When prodded about the diverse roles he dons on and off the stage, Sharma said he didn’t see himself as a director, but a creator. “Everytime I begin creating something, it happens in a creative vacuum. It’s similar to how actors walk into a rehearsal space leaving their baggage behind. You need to come to a blank space with a blank mind. Your tried and tested techniques work subconsciously when you approach something new, but you never know how the pieces come together.”
Asking the right questions
As a writer, Sharma has a penchant for different themes. “One of the things dominant in my writing is a preoccupation with violence. I can’t comprehend the places to which violence can go, and lead all of us. We are wired to be violent. Besides that love, loss and absence remain prominent themes in my work.” In Ek Anarchist ki Ittefaqia Maut, he chronicled the journey of the Indian state through decades, questioning whether ‘the choice was only between violence and violence’.
He stepped in a new direction in 2005 with Ho Sakta Hai Do Aadmi Do Kursiyaan, the first play he wrote. Sharma questioned recurrent violence in personal relationships, the conflict between authority and personal belief, and whether silence against oppression makes one a subscriber of oppression.
His bluntness isn’t just limited to the topics he chooses, but also in how he sees his craft. “I’ve always tried to create theatre which is personal. I can’t be political sitting on my chair in my drawing room, watching TV and doing f***all about f***all. When I do my theatre, I try very hard not to take sides. I ask questions which torment me. It might seem like asking questions is an escape route to not giving answers, but I think it takes a lot to put your work out there with your name, ask a question to 50 people without knowing their political stances. I like to think that I’m stirring up a hornet’s nest by making two friends sitting next to each other uncomfortable because they believe different things. I hope that when I go onstage to take a bow, some people hate me. I also hope that some people are applauding because the questions affected them, even if for a moment. I hope that they carry these questions back to their drawing room.”

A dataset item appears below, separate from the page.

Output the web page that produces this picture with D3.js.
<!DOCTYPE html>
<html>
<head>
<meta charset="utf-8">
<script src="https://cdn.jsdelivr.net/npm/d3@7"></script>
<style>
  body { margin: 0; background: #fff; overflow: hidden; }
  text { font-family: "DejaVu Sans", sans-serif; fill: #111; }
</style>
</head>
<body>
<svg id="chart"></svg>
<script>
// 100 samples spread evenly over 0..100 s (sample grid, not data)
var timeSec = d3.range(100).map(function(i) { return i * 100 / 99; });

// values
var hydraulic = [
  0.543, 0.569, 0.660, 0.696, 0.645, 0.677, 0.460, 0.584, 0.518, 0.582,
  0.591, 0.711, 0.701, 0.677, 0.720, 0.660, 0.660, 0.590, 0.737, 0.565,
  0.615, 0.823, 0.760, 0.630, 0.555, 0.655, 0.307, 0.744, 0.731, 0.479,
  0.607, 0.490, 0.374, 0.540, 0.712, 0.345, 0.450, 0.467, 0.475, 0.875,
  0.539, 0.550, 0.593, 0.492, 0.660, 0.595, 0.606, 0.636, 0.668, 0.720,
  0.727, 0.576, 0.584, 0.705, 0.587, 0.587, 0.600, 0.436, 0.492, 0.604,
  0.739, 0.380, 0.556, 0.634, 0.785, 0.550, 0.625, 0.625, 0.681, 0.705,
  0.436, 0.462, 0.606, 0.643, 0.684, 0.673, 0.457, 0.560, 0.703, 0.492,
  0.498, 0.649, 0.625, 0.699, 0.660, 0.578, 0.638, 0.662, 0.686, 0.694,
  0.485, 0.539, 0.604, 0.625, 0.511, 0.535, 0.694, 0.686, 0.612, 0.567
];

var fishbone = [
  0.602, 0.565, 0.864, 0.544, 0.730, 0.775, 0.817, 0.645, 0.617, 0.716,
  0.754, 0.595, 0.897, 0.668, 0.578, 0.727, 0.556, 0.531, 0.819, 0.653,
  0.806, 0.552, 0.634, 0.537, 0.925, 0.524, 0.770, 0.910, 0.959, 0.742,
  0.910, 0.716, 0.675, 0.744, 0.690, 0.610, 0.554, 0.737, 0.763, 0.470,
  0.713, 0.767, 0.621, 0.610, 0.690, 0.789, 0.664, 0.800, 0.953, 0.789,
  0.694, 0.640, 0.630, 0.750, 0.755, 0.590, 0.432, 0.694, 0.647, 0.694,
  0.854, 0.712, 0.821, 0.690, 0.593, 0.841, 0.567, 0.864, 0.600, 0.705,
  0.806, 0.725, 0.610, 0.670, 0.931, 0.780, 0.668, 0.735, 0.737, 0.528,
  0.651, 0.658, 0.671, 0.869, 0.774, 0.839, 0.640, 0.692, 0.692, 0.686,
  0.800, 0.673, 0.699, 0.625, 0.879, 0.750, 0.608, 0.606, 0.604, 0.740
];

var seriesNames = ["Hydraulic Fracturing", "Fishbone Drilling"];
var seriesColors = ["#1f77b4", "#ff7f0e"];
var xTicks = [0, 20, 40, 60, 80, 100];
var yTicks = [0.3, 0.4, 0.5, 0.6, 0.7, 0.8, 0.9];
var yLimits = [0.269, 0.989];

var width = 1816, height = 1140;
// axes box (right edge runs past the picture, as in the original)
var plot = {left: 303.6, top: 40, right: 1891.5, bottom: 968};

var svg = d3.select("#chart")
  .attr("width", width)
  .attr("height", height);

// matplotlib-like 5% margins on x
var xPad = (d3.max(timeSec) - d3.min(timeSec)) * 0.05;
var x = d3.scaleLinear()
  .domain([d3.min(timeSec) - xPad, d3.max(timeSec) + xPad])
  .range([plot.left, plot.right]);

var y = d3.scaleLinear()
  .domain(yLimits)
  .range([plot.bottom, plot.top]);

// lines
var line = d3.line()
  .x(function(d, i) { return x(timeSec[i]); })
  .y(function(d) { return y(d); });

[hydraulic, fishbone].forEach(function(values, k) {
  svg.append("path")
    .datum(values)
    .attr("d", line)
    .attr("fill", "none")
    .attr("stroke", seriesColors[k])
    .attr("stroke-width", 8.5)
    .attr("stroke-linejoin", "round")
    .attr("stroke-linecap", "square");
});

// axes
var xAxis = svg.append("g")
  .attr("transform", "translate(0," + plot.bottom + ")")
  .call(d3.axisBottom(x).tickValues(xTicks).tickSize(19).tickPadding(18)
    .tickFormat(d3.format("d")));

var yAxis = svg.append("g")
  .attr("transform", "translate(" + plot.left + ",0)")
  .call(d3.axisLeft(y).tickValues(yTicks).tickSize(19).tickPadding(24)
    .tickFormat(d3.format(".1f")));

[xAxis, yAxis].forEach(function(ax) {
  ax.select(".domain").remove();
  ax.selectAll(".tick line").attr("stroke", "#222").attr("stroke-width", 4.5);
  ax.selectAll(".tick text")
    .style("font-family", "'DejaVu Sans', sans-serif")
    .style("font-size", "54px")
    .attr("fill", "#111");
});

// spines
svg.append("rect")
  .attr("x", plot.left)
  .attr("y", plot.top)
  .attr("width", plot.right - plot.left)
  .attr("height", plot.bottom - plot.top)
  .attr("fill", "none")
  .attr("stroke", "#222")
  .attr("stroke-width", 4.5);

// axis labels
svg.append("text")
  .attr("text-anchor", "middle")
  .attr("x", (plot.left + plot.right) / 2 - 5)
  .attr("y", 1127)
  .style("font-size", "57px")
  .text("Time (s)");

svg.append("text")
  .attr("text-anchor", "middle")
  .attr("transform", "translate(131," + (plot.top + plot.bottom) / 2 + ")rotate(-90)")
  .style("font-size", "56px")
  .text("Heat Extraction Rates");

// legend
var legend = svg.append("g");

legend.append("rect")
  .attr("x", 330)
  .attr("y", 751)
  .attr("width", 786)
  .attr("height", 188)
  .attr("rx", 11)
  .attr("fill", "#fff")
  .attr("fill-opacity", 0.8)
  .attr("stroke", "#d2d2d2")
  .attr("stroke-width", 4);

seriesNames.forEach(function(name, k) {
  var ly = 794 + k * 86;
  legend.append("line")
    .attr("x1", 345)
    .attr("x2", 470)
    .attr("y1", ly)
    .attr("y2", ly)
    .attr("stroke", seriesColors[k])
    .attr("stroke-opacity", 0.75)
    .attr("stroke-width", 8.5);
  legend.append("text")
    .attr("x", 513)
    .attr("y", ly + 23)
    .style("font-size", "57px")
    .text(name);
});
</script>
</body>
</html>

On stage for 'Aur Raja Mar Gaya' and (right) 'Ho Sakta Hai Do Aadmi Do Kursiyan'
A youthful passion lights up Sharma’s face when he talks about where his stories come from. “My education was idealistic and I always found myself to be a misfit in the real world. Compromise became the order of the day and a blind eye was never a blind eye. It felt natural to move towards theatre with a cause driving it, something that went beyond entertainment. I think I’d die if I stopped feeling like a misfit,” he said, adding that this often made critics label his theatre as experimental. “I have no clue if my theatre is experimental, any other ental or any ism. I do believe that it is a theatre of interrogation, not just of self interrogation, but by osmosis, shared interrogation.”

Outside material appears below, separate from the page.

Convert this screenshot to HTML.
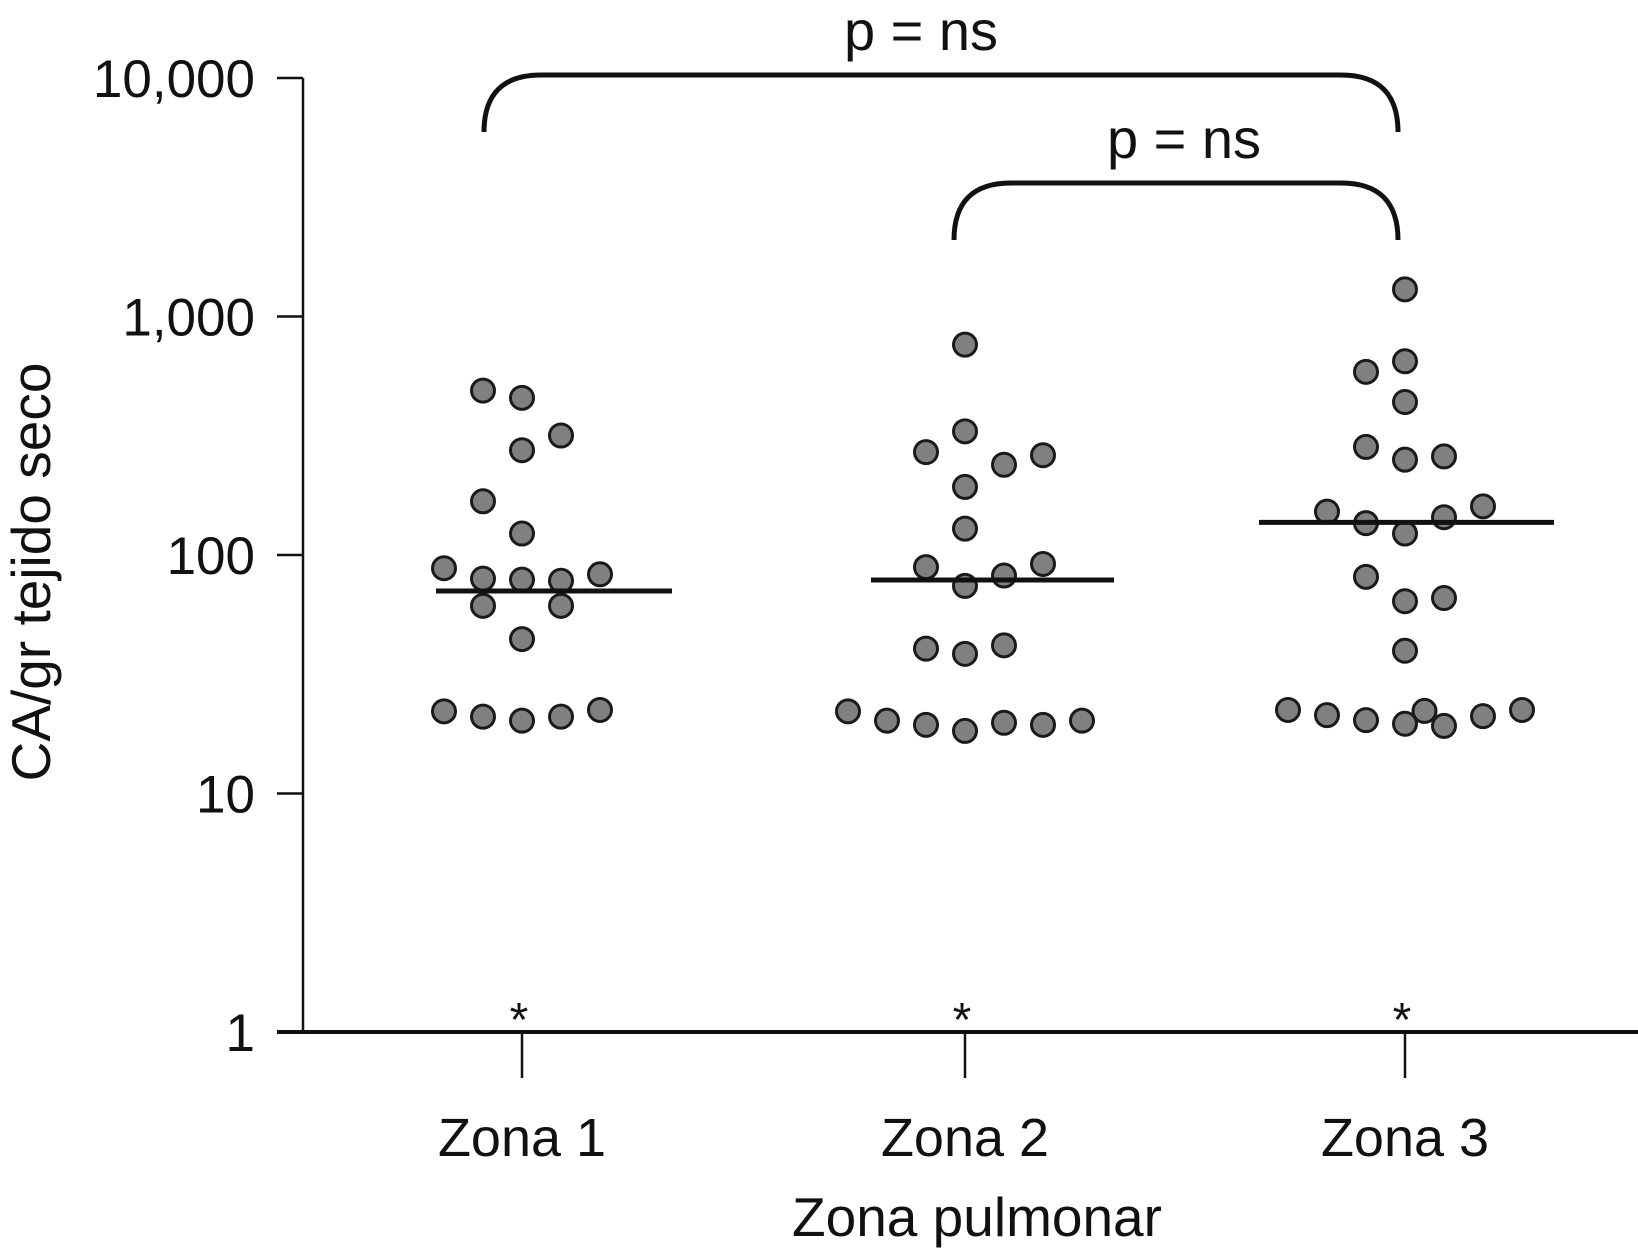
<!DOCTYPE html>
<html><head><meta charset="utf-8"><style>
body{margin:0;background:#fff}
svg{display:block;font-family:"Liberation Sans",Arial,sans-serif}
</style></head><body>
<svg id="chart" width="1638" height="1250" viewBox="0 0 1638 1250">
<g id="axes"></g>
<g id="marks"></g>
</svg>
<script>
const categories = ["Zona 1","Zona 2","Zona 3"];
const zona1Values = [489,456,317,275,168,123,88,79.6,78.8,78,83,61.2,61.2,44.4,22.1,21,20.2,21,22.4];
const zona1Slots  = [-1,0,1,0,-1,0,-2,-1,0,1,2,-1,1,0,-2,-1,0,1,2];
const zona2Values = [762,330,270,262,239,193,129,89,82,91.7,74.2,40.5,41.8,38.5,22.1,20.2,19.4,18.3,19.8,19.4,20.2];
const zona2Slots  = [0,0,-1,2,1,0,0,-1,1,2,0,-1,1,0,-3,-2,-1,0,1,2,3];
const zona3Values = [1300,586,649,438,284,251,259,152,136,123,144,160,81,64,66,39.7,22.4,21.3,20.3,19.6,22.2,19.2,21.1,22.4];
const zona3Slots  = [0,-1,0,0,-1,0,1,-2,-1,0,1,2,-1,0,1,0,-3,-2,-1,0,0.5,1,2,3];
const medians = [70.6,78.6,137];
const yTicks = [1,10,100,1000,10000];
const yTickLabels = ["1","10","100","1,000","10,000"];

const NS="http://www.w3.org/2000/svg";
const axes=document.getElementById('axes'), marks=document.getElementById('marks');
const yTop=78, yBot=1032, decade=(yBot-yTop)/4;
function y(v){return yBot-Math.log10(v)*decade;}
const catX=[522,965,1405];
function x(i){return catX[i];}
const slotW=39;
function mk(tag,attrs,parent,text){const e=document.createElementNS(NS,tag);for(const k in attrs)e.setAttribute(k,attrs[k]);if(text!==undefined)e.textContent=text;parent.appendChild(e);return e;}

let el=mk('line',{x1:303,y1:yTop,x2:303,y2:yBot,stroke:'#111','stroke-width':2.5},axes);


el=mk('line',{x1:277,y1:yBot,x2:1638,y2:yBot,stroke:'#111','stroke-width':4},axes);


yTicks.forEach((t,i)=>{
  let tk=mk('line',{x1:277,y1:y(t),x2:303,y2:y(t),stroke:'#111','stroke-width':2.5},axes);
  
  
  let lb=mk('text',{x:255,y:y(t)+19,'text-anchor':'end','font-size':53,fill:'#111'},axes,yTickLabels[i]);
  
  
});
categories.forEach((c,i)=>{
  let tk=mk('line',{x1:x(i),y1:yBot,x2:x(i),y2:1078,stroke:'#111','stroke-width':2.5},axes);
  
  
  let lb=mk('text',{x:x(i),y:1156,'text-anchor':'middle','font-size':54,fill:'#111'},axes,c);
  
  
  let st=mk('text',{x:x(i)-3,y:1036,'text-anchor':'middle','font-size':48,fill:'#111'},axes,'*');
  
  
});
el=mk('text',{x:977,y:1236,'text-anchor':'middle','font-size':55,fill:'#111'},axes,'Zona pulmonar');


el=mk('text',{x:0,y:0,'text-anchor':'middle','font-size':55,fill:'#111',transform:'translate(50,572) rotate(-90)'},axes,'CA/gr tejido seco');



function bracket(x1,x2,top,bot,r,tx,ty,name){
  let p=mk('path',{d:`M${x1},${bot} L${x1},${top+r} Q${x1},${top} ${x1+r},${top} L${x2-r},${top} Q${x2},${top} ${x2},${top+r} L${x2},${bot}`,fill:'none',stroke:'#111','stroke-width':5},axes);
  
  
  let t=mk('text',{x:tx,y:ty,'text-anchor':'middle','font-size':56,fill:'#111'},axes,'p = ns');
  
  
}
bracket(484,1398,75,131,57,921,50,'bracket-zona1-zona3');
bracket(954,1398,183,240,57,1184,158,'bracket-zona2-zona3');

const groups=[[zona1Values,zona1Slots],[zona2Values,zona2Slots],[zona3Values,zona3Slots]];
groups.forEach((g,i)=>{
  g[0].forEach((v,j)=>{
    let c=mk('circle',{cx:x(i)+g[1][j]*slotW,cy:y(v),r:11.5,fill:'#808080',stroke:'#1a1a1a','stroke-width':3},marks);
    
    
  });
});
const medHalf=[[86,150],[94,149],[146,149]];
medians.forEach((m,i)=>{
  let l=mk('line',{x1:x(i)-medHalf[i][0],x2:x(i)+medHalf[i][1],y1:y(m),y2:y(m),stroke:'#111','stroke-width':5},marks);
  
  
});
</script>
</body></html>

Sharma’s latest play, Dosh, is the story of two middle-aged siblings meeting after a long time and their reminiscence of pleasant memories making way for uncomfortable conversations and hidden secrets. “Through the story of the siblings, the play examines the effects of obedience, guilt and authority on our lives. We wanted to understand why and how an ordinary person obeys unjust orders from an authority figure, even if it compromises their personal freedoms.” The play is expected to come to the city in March 2023, after touring Jaipur, Jabalpur and Mumbai.